Infine, Michi e Maia, seduti intorno ad una tavola imbandita per gli amici, ricordano il dolore dell’infertilità: “Quando scoprii che non potevamo avere bambini andai in crisi nera, misi in discussione tutto, la mia femminilità, il mio essere moglie. Avevo la morte dentro”. Poi il dialogo con don Renzo “mi fece vedere ciò che il dolore aveva oscurato, l’amore di mio marito” e successivamente la compagnia di un’altra famiglia di Mistero Grande che non potevano avere bambini, ma che “erano bellissimi, pieni di amore, quindi li seguimmo nel cammino proposto da Mistero Grande”. Cammino grazie a cui Michi comprese che “Dio era reale”, mentre Maia, “ricordando che si sono trasferiti vicino alla Domus dopo diversi traslochi, perché questa è finalmente casa, ha scoperto che esiste una fecondità che va oltre la fertilità”. Il dolore resta, ma il sacramento li rende generatori di amore, ospitalità, servizio.

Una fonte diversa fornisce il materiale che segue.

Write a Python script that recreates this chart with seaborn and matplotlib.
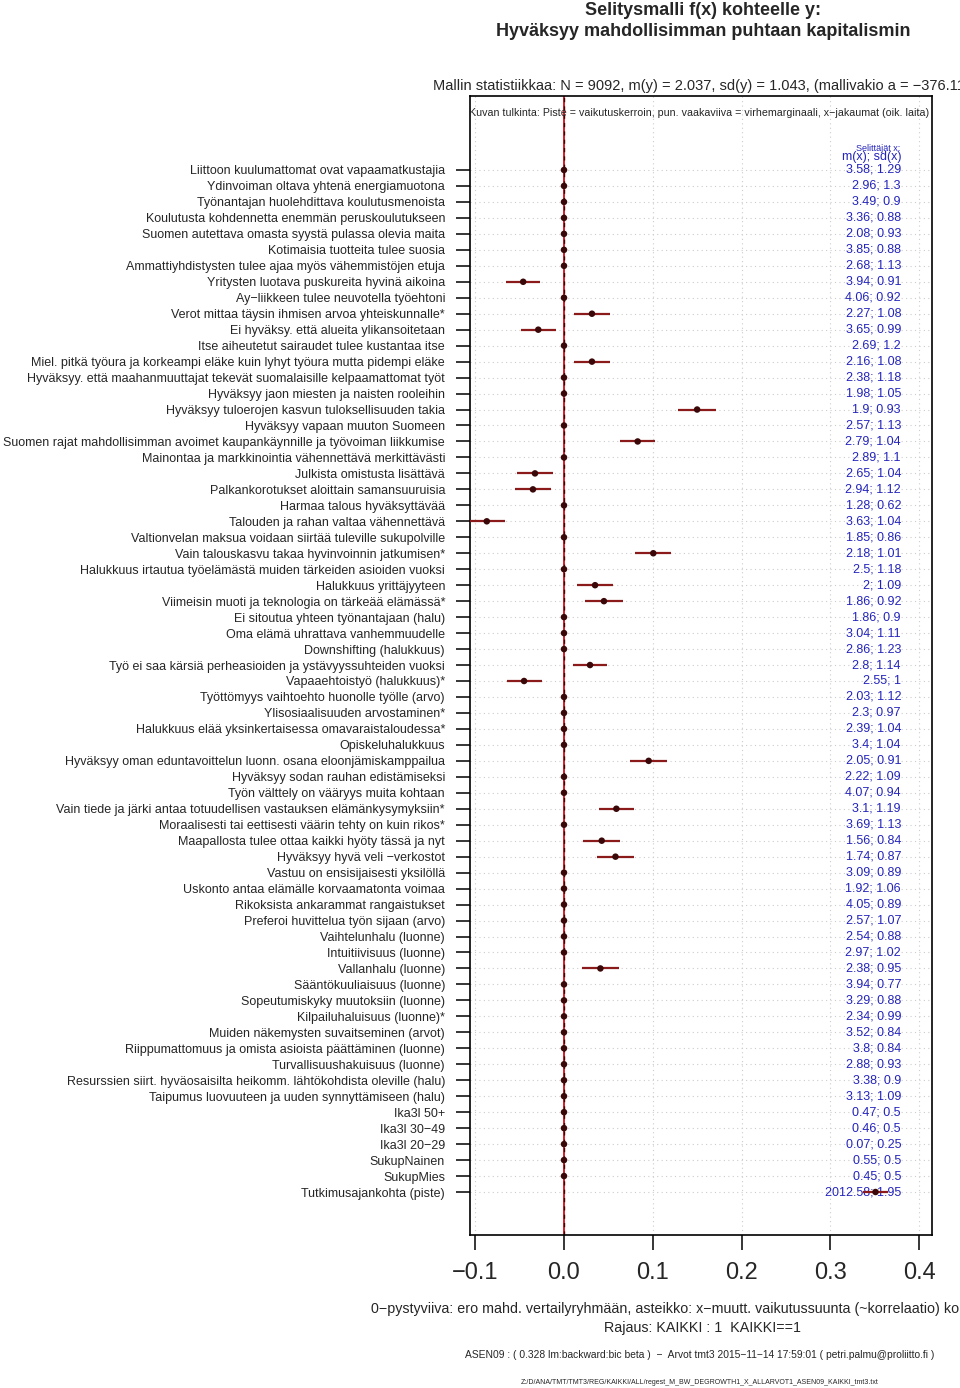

Basta guardare come si rispettano e adorano per capire quanto la bellezza dell’amore vero, sino al sacrificio di sé per l’altro, abbia una capacità attrattiva senza pari.

Insomma, in questo tempo in cui il sacramento del matrimonio viene ridotto a modello da raggiungere moralisticamente, perciò attuabile dai pochi eroi che riescono a fare lo sforzo della fedeltà, le centinaia di famiglie che seguono la via di Mistero Grande dicono che invece ad agire fra loro è lo Spirito di Dio mendicato e Gesù presente in mezzo a loro. Colui che rende la sublimità unitiva dell’amore coniugale una realtà reale, certo e a cui occorre aderire continuamente. Ma vera e resa tale ogni giorno dal sacramento divino che gli sposi sono chiamati ad amministrare.